▶ _INSTRUCTION_
Extract every line that contains the word "this".

▶ _EXTRACTED DATA_
* * * * * * * * *

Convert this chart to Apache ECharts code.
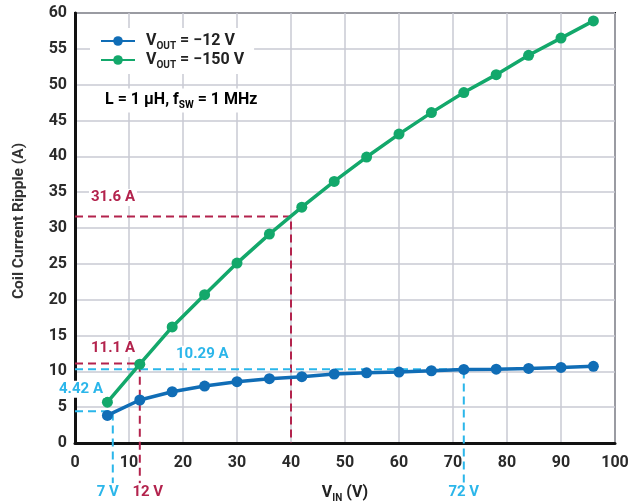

* * * * * * * * *

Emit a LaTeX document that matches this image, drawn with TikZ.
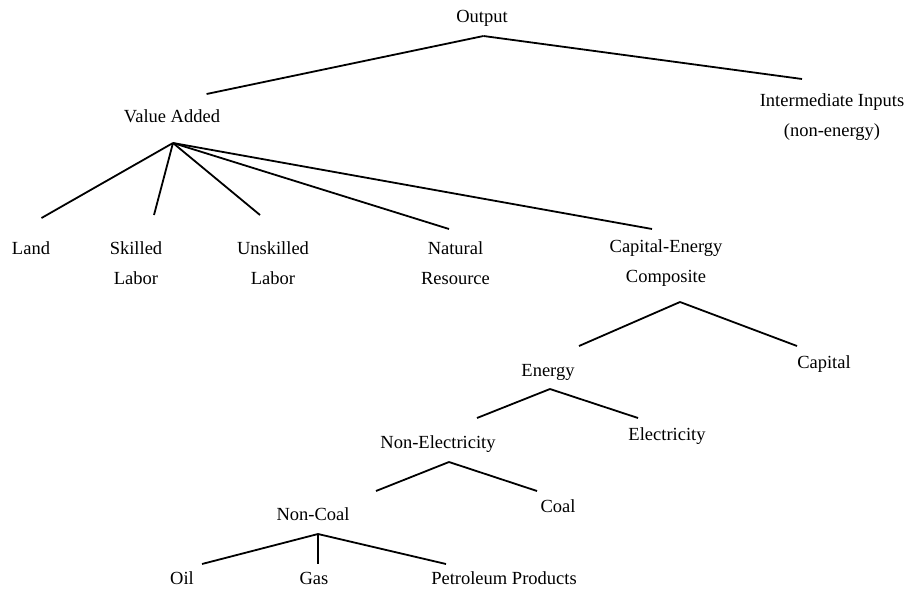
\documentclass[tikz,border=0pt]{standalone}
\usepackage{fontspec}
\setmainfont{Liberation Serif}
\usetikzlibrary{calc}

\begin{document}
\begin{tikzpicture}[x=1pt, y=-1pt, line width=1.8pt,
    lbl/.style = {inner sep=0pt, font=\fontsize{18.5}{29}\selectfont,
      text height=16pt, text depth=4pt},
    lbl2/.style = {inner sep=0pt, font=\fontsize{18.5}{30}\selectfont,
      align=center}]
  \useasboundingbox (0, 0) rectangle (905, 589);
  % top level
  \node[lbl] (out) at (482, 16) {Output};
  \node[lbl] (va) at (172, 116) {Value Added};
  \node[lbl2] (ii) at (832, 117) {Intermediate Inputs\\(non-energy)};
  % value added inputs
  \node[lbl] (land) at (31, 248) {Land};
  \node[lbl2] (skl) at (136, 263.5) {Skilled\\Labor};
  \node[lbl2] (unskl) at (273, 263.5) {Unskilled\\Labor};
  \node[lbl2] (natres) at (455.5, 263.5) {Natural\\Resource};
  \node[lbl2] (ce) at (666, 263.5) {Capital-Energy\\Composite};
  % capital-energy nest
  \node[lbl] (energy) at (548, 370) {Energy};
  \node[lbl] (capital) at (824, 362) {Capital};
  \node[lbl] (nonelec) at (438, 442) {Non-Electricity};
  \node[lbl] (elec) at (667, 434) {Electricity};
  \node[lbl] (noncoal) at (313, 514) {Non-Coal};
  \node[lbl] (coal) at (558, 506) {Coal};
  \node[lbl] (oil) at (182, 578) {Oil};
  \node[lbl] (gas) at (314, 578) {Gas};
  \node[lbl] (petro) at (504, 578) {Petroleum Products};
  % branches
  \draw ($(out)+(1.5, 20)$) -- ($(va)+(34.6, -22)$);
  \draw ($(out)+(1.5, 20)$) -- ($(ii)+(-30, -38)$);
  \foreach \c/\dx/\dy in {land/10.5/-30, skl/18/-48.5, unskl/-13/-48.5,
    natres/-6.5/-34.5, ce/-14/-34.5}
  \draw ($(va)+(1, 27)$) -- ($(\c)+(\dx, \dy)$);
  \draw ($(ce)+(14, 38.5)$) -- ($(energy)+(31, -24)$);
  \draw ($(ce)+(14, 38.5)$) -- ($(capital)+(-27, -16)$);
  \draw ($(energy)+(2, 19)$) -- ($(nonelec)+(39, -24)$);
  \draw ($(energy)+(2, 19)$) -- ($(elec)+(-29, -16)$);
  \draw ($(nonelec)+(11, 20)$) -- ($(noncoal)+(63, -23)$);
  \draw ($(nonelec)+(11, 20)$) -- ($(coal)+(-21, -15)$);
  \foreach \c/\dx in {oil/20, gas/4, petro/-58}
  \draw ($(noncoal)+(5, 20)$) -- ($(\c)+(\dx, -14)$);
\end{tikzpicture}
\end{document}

* * * * * * * * *

▶ _WRITTEN SOLUTION_
Convert this chart to Apache ECharts code.
Emit a LaTeX document that matches this image, drawn with TikZ.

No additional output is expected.